What a year it has been! Australia’s Mick Fanning battled sharks, Brazil’s finest, and the tricky European leg of the men’s tour to make his way into the number one spot. However, his leading margin is a narrow 200 points. Runner up, Filipe Toledo (BRA) and his comrades are still in this. Kelly Slater (USA) has dropped to number 9 in the rankings, a shocker after the controversy surrounding his attempted air.
The Women’s 2015 World Tour has been arguably just as fascinating to observe, if not more so. These girls are tough. Owen Wright (AUS) is equally ranked at 5th with his sister, Tyler. Stephanie Gilmore (AUS) had to take some time out for an injury. Sally Fitzgibbons (AUS) proved how tenacious women in surfing are, winning at Fiji despite her blown eardrum (Boys around the world are heartbroken after news of her recent engagement.). Lakey Peterson (USA), a veteran, welcomed the likes of a few rising stars to the top ten: Bianca Buitendag (ZAF), Johanne Defay (FRA), and Tatiana Weston-Webb (HAW). Carissa Moore (HAW) and known rival, Courtney Conlogue (USA), are ranked first and second respectively, making for a good showdown.
The Triple Crown of Surfing is valued for tradition and bragging rights but also offers a hefty total prize purse of $1,185,000. Twenty-seven of the top thirty-four men of the WSL World Tour have signed up for all three events. Mick Fanning (AUS) and Kelly Slater (USA) will compete in only the Billabong Pipe Masters. Of that prize money, a meagre $10,000 is available for only four of the top-ranked women of surfing. Although they look forward to being a small part of the two-month celebration in Hawaii steeped in tradition, the disparity in earning potential and televised time does not go unnoticed.
The Triple Crown of Surfing Main Events and Earnings Potential Breakdown:
Hawaiian Pro, Haleiwa (November 12 – November 23) – 128 surfers compete for the $250,000 prize purse at Haleiwa.
Vans World Cup of Surfing, Sunset Beach (November 24 – December 6) – 128 surfers compete for the $250,000 prize purse at one of the most challenging waves.
Billabong Pipe Masters, Pipeline (December 8 – December 20) – The final stop on the WSL Samsung Galaxy Championship Tour, a $525,000 prize purse and competing at the world’s best barrel wave are at stake.
The Triple Crown of Surfing Specialty Events and Earnings Potential Breakdown:
The Pipe Masters Invitational – 26 local Pipeline chargers and 6 wildcards compete for a $100,000 cash prize purse and two spots into the Billabong Pipe Masters.

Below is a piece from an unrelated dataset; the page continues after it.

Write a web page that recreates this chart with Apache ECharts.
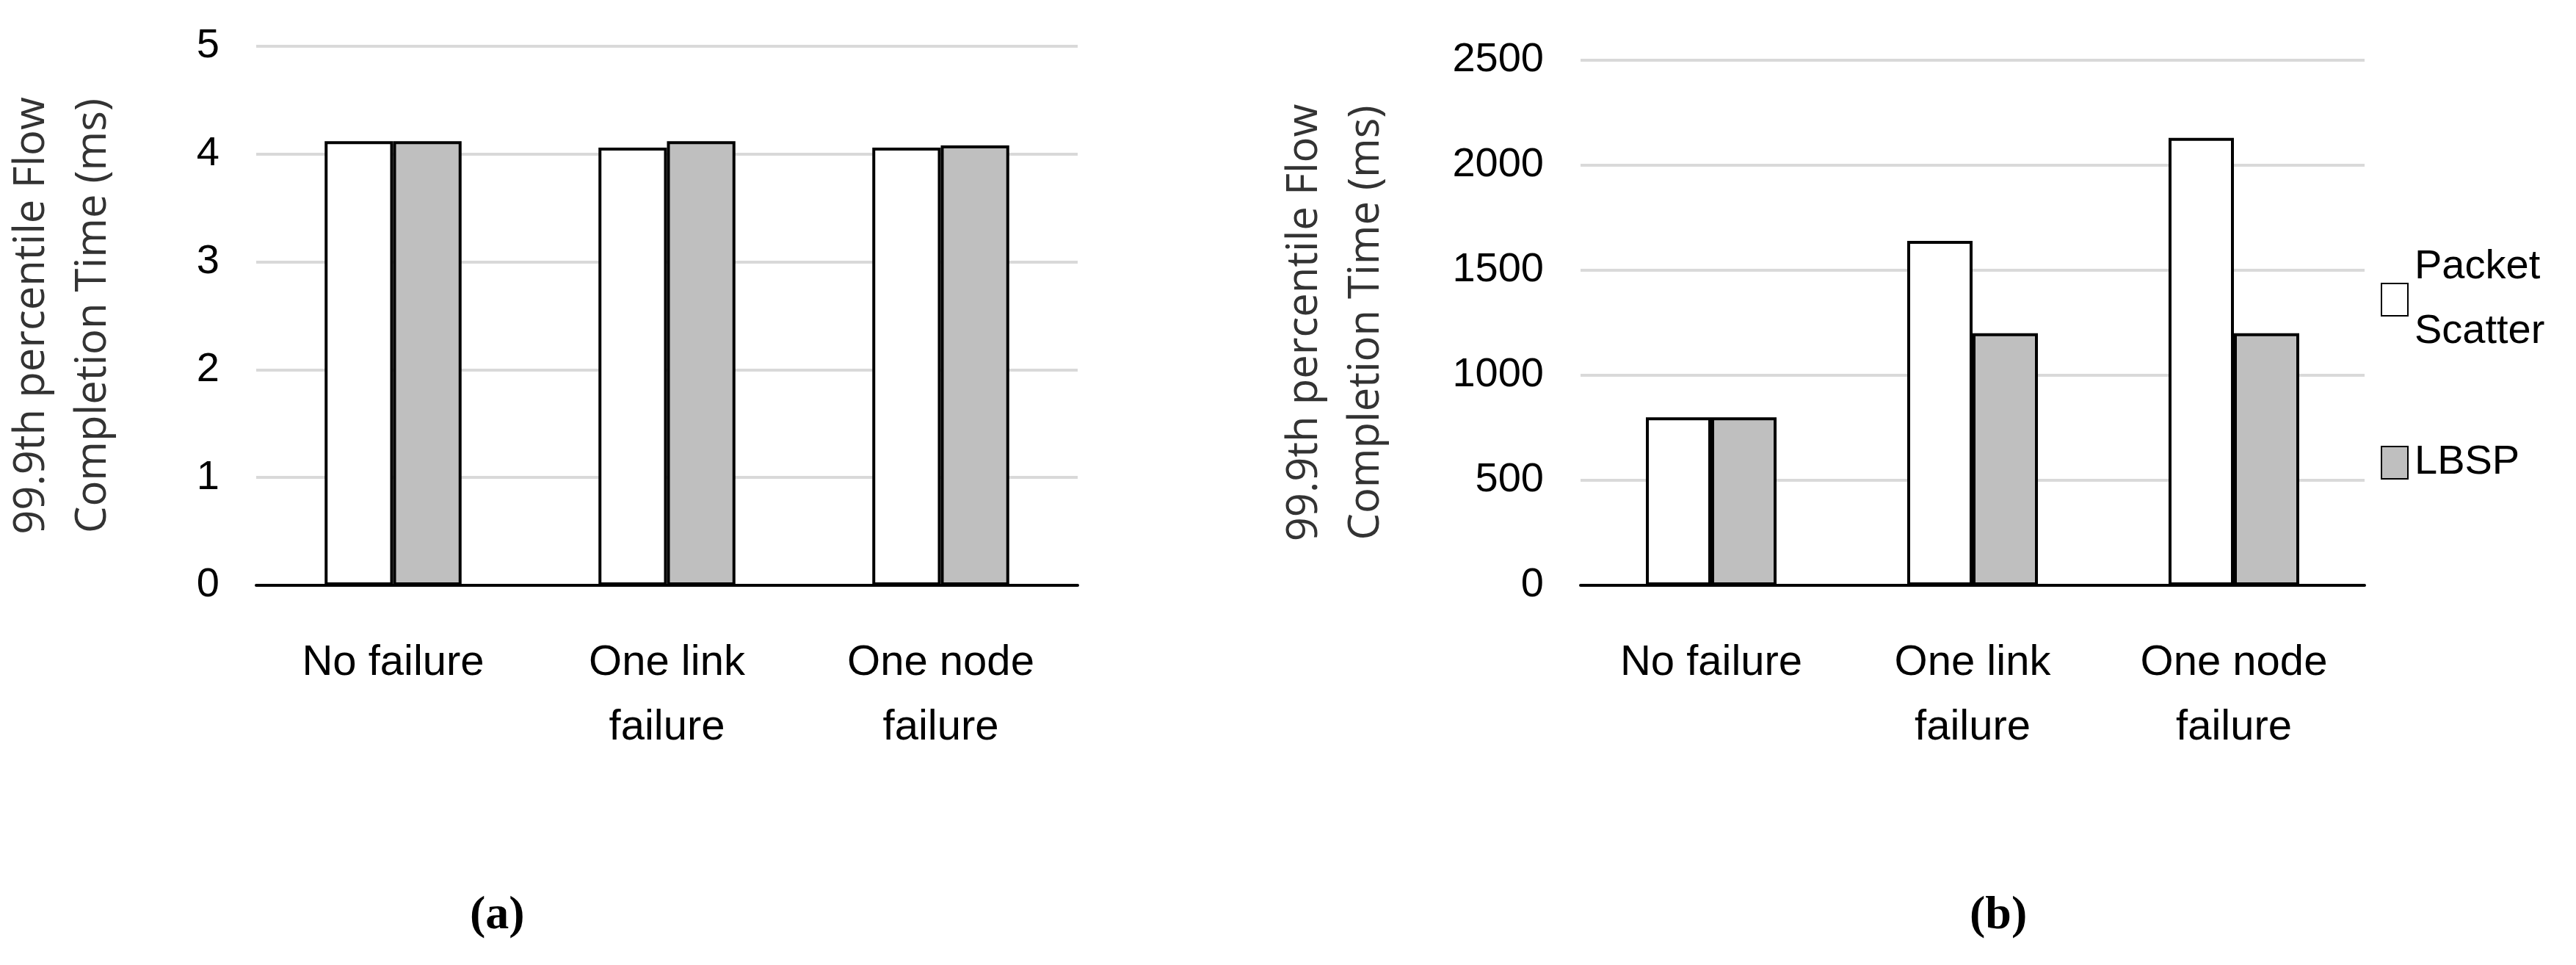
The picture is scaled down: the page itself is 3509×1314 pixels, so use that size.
<head>
    <meta charset="utf-8">
    <title>Flow completion time</title>
    <script src="https://cdn.jsdelivr.net/npm/echarts@6/dist/echarts.min.js"></script>
</head>
<body style="margin:0;background:#fff">
    <div id="main" style="width:3509px;height:1314px;"></div>
    <script type="text/javascript">
        const categories = ['No failure', 'One link\nfailure', 'One node\nfailure']
        const seriesNames = ['Packet Scatter', 'LBSP']
        const scatterA = [4.12, 4.06, 4.06]
        const lbspA = [4.12, 4.12, 4.08]
        const scatterB = [800, 1640, 2130]
        const lbspB = [800, 1200, 1200]

        const yName = '99.9th percentile Flow\nCompletion Time (ms)'
        const font = 'Open Sans'
        const tickFont = 'Liberation Sans'

        var myChart = echarts.init(document.getElementById('main'))

        function xAx(i) {
            return {
                type: 'category', gridIndex: i, data: categories,
                axisLine: { lineStyle: { color: '#000', width: 4 } },
                axisTick: { show: false },
                axisLabel: { fontSize: 58, color: '#000', fontFamily: tickFont, margin: 62, lineHeight: 88 }
            }
        }
        function yAx(i, max, interval, gap) {
            return {
                type: 'value', gridIndex: i, min: 0, max, interval,
                name: yName, nameLocation: 'middle', nameGap: gap, nameRotate: 90,
                nameTextStyle: { fontSize: 58, color: '#333', fontFamily: font, lineHeight: 84 },
                axisLine: { show: false }, axisTick: { show: false },
                axisLabel: { fontSize: 56, color: '#000', fontFamily: tickFont, margin: 50, formatter: v => String(v) },
                splitLine: { lineStyle: { color: '#d9d9d9', width: 4 } }
            }
        }
        const bar = (name, data, x, color) => ({
            name, type: 'bar', data, xAxisIndex: x, yAxisIndex: x,
            barCategoryGap: '50%', barGap: '0%',
            itemStyle: { color, borderColor: '#000', borderWidth: 4 }
        })

        option = {
            animation: false,
            grid: [
                { left: 317, right: 3509 - 1468, top: 63, bottom: 1314 - 797 },
                { left: 2153, right: 3509 - 3221, top: 82, bottom: 1314 - 797 }
            ],
            legend: {
                data: seriesNames, orient: 'vertical', left: 3238, top: 315,
                itemWidth: 36, itemHeight: 44, itemGap: 90,
                textStyle: { fontSize: 56, color: '#000', fontFamily: tickFont, lineHeight: 88, padding: [0, 0, 0, 4] },
                formatter: n => n.replace(' ', '\n'),
                icon: 'rect'
            },
            xAxis: [xAx(0), xAx(1)],
            yAxis: [yAx(0, 5, 1, 180), yAx(1, 2500, 500, 250)],
            series: [
                bar(seriesNames[0], scatterA, 0, '#fff'),
                bar(seriesNames[1], lbspA, 0, '#bfbfbf'),
                bar(seriesNames[0], scatterB, 1, '#fff'),
                bar(seriesNames[1], lbspB, 1, '#bfbfbf')
            ],
            graphic: [
                { type: 'text', left: 640, top: 1215, style: { text: '(a)', font: 'bold 64px "Liberation Serif"', fill: '#000' } },
                { type: 'text', left: 2683, top: 1215, style: { text: '(b)', font: 'bold 64px "Liberation Serif"', fill: '#000' } }
            ]
        }
        myChart.setOption(option)
    </script>
</body>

Vans Triple Crown Bonus – A $50,000 cash bonus will be awarded to the top performing surfer across all three events that comprise the series.

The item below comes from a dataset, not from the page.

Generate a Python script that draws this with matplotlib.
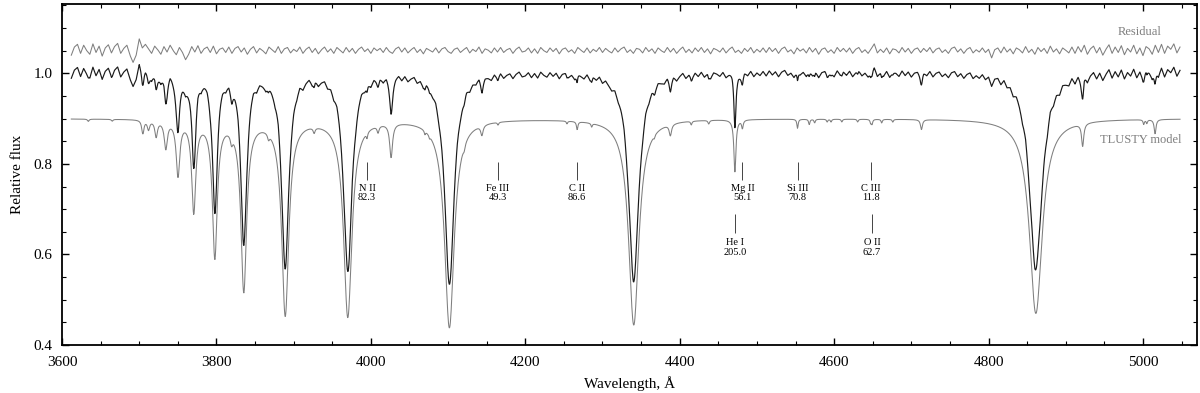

Women’s Pipe Specialty Event – This is an invitational for four of the World Surf League’s top ranked women to share the most globally televised pro surfing stage in the world and compete towards a $10,000 prize purse.
The WSL has made great strides, pumping millions into the prize money and providing women several additional stops on tour: Fiji, Lowers, and Honolua Bay. The women now have their very own final stop on tour at the Target Maui Pro in Honolua Bay, Maui, and a televised spotlight. For Hawaii’s Carissa Moore, the number one ranked female surfer on the WSL Championship Tour, it will be thrilling to have the final stop at home. These great accomplishments are paving the way for equality in the sport of surfing.
Nonetheless, as spectators look forward to the thirty-third year of an electrifying tri-party event at one of the most beautiful destinations, submerged heavily in the tradition of surfing’s beginnings, and at some of the most challenging surf breaks in the world, the unsettling facts behind the disparity in the prize purse and separation of events remain. The tradition and long-standing significance of the Triple Crown of Surfing is excellent. The streaming international spotlight needs to illuminate not only the world’s best male surfers, but the changes that must be made to encompass equality for all of the best surfers in the world. As an event watched by a universal audience and overseen by a global governing body (the WSL), the Triple Crown of Surfing should include equality in exposure and performance-based pay. Surfing has always been progressive. However, roots of misogynistic tendencies overwhelm the sport, often doing it a major disservice and ostracizing a fan base of consumers. Tetsuhiko Endo of Inertia pointed out that women represent a sizeable portion of the surf economy. As constituents of the modern day surf culture, women are not proposing misandry or even phylogyny but equality in surfing.